The new Japanese prime minister reiterated his “values diplomacy” recently, confirming his nation’s “pillar” ties with the US and reaching out to two countries in particular, Australia and India. “Freedom, democracy, and fundamental human rights,” Shinzo Abe told the newspaper Yomiuri Shimbun in a December 28th interview. “We will deepen ties with nations that share and uphold these values.”
Abe’s words are no aberration for Tokyo. In November 2006, Taro Aso, when he was foreign minister, proposed an “arc of freedom and prosperity” for Asia. Then, the concept went nowhere, as Asian diplomats were optimistic about engaging China. Now, however, a grand coalition of democracies is in fact slowly forming in the region, backed up by President Obama’s “pivot” or “rebalancing” to East Asia.
And it is not hard to see why free societies are turning to each other for support. China has stepped up its probing of neighbors from India in the south to South Korea in the north. Among Beijing’s targets is Japan. The flashpoint in East Asia at the moment is the string of Japanese-administered islets in the East China Sea. Japan calls them the Senkakus and China the Diaoyus.
Taipei also believes it has sovereignty over the outcroppings but has done little to enforce its historical claim. The Chinese, however, have engaged in a series of provocations, including territorial incursions. Beijing has routinely violated Japan’s sovereignty by sending its civilian vessels into the waters immediately around the islands.

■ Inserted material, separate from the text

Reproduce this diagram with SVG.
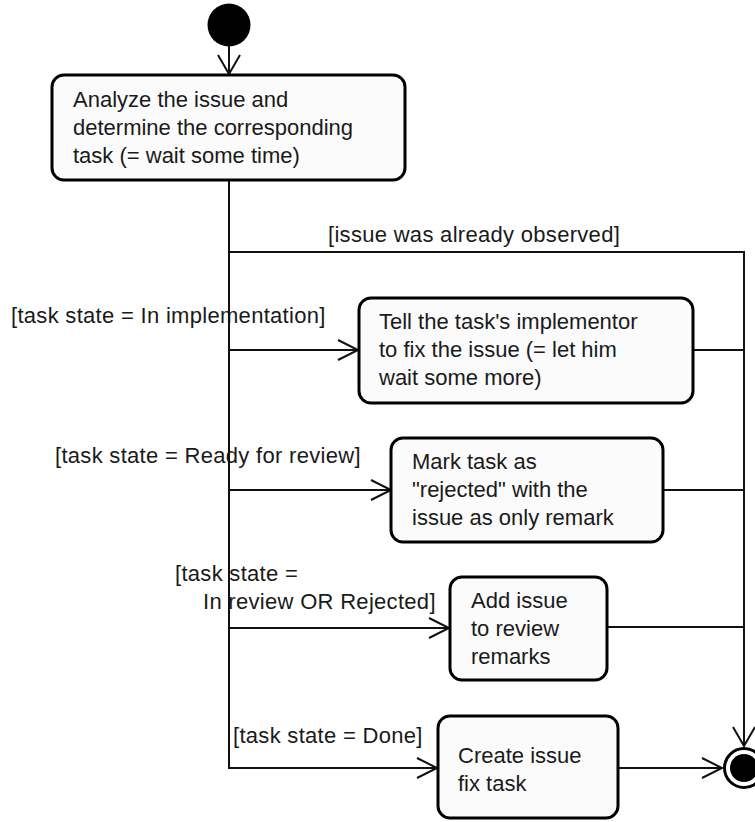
<svg xmlns="http://www.w3.org/2000/svg" width="755" height="822" viewBox="0 0 755 822">
  <defs>
    <style>
      .node rect { fill: #fbfbfb; stroke: #000; stroke-width: 3; }
      .node text, .guard { font-family: "Liberation Sans", Arial, sans-serif; font-size: 22px; fill: #1a1a1a; }
      .guard { letter-spacing: 0.3px; }
      .edge { fill: none; stroke: #111; stroke-width: 2; }
      .head { fill: none; stroke: #111; stroke-width: 2; }
    </style>
  </defs>

  <rect width="755" height="822" fill="#fff"/>

  <!-- guard labels -->
  <g id="guards">
    <text class="guard" x="328" y="242">[issue was already observed]</text>
    <text class="guard" x="11" y="323">[task state = In implementation]</text>
    <text class="guard" x="55" y="463">[task state = Ready for review]</text>
    <text class="guard" x="175" y="581">[task state =</text>
    <text class="guard" x="203" y="609">In review OR Rejected]</text>
    <text class="guard" x="233" y="743">[task state = Done]</text>
  </g>

  <!-- connectors -->
  <g id="connectors">
    <path class="edge" d="M229 46 V74"/>
    <path class="head" d="M218 55 L229 74 L240 55"/>
    <path class="edge" d="M229 180 V768 H437"/>
    <path class="edge" d="M229 252 H744 V746"/>
    <path class="edge" d="M229 350 H358"/>
    <path class="edge" d="M229 490 H391"/>
    <path class="edge" d="M229 628 H449"/>
    <path class="head" d="M338 340 L358 350 L338 360"/>
    <path class="head" d="M371 480 L391 490 L371 500"/>
    <path class="head" d="M429 618 L449 628 L429 638"/>
    <path class="head" d="M417 758 L437 768 L417 778"/>
    <path class="edge" d="M693 350 H744"/>
    <path class="edge" d="M663 490 H744"/>
    <path class="edge" d="M607 627 H744"/>
    <path class="edge" d="M618 768 H722"/>
    <path class="head" d="M733 727 L744 746 L755 727"/>
    <path class="head" d="M702 758 L722 768 L702 778"/>
  </g>

  <!-- initial node -->
  <g id="start">
    <circle cx="229" cy="25" r="21.5" fill="#000"/>
  </g>

  <g id="analyze" class="node">
    <rect x="52" y="75" width="353" height="105" rx="12"/>
    <text x="73" y="107">Analyze the issue and</text>
    <text x="73" y="135">determine the corresponding</text>
    <text x="73" y="163">task (= wait some time)</text>
  </g>

  <g id="tell-implementor" class="node">
    <rect x="359" y="298" width="334" height="105" rx="12"/>
    <text x="379" y="329">Tell the task's implementor</text>
    <text x="379" y="357">to fix the issue (= let him</text>
    <text x="379" y="385">wait some more)</text>
  </g>

  <g id="mark-rejected" class="node">
    <rect x="391" y="438" width="272" height="104" rx="12"/>
    <text x="412" y="469">Mark task as</text>
    <text x="412" y="497">"rejected" with the</text>
    <text x="412" y="525">issue as only remark</text>
  </g>

  <g id="add-remark" class="node">
    <rect x="450" y="577" width="157" height="103" rx="12"/>
    <text x="471" y="608">Add issue</text>
    <text x="471" y="636">to review</text>
    <text x="471" y="664">remarks</text>
  </g>

  <g id="create-fix-task" class="node">
    <rect x="438" y="716" width="180" height="102" rx="12"/>
    <text x="458" y="763">Create issue</text>
    <text x="458" y="791">fix task</text>
  </g>

  <!-- final node -->
  <g id="end">
    <circle cx="744" cy="768" r="19.5" fill="#fff" stroke="#000" stroke-width="3"/>
    <circle cx="744" cy="768" r="14" fill="#000"/>
  </g>
</svg>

Recently, China has intensified the pressure on Japan. On December 13th, a Y-12 patrol plane, flown by the State Oceanic Administration, violated Japanese airspace above the Senkakus, the first time a Chinese aircraft has ever done that. The US expressed “concern” and reminded Beijing of its treaty commitments to defend Japan, but to no avail. On December 22nd, another Chinese plane approached the islands and entered Japan’s air defense perimeter. On Saturday, Beijing sent still another plane near the Senkakus.
The pattern of China’s territorial intrusions in the region suggests Beijing is determined to test the resolve, and perhaps the defenses, of its neighbors. It also does little to calm those who believe China is set on an expansionist path. As a result, many now doubt that China can be effectively engaged or even appeased—much less integrated into the liberal international system. And diplomatic niceties are proving insufficient to deter China from its aggressive posture.
Japanese leaders understand, as President Ronald Reagan did, that the nature of a regime matters. Simply stated, the form of its political system prevents Beijing from evolving to better policies and serving as a reliable partner. Peace in the region will be maintained only if the great democracies work together, as both Shinzo Abe and Taro Aso have declared.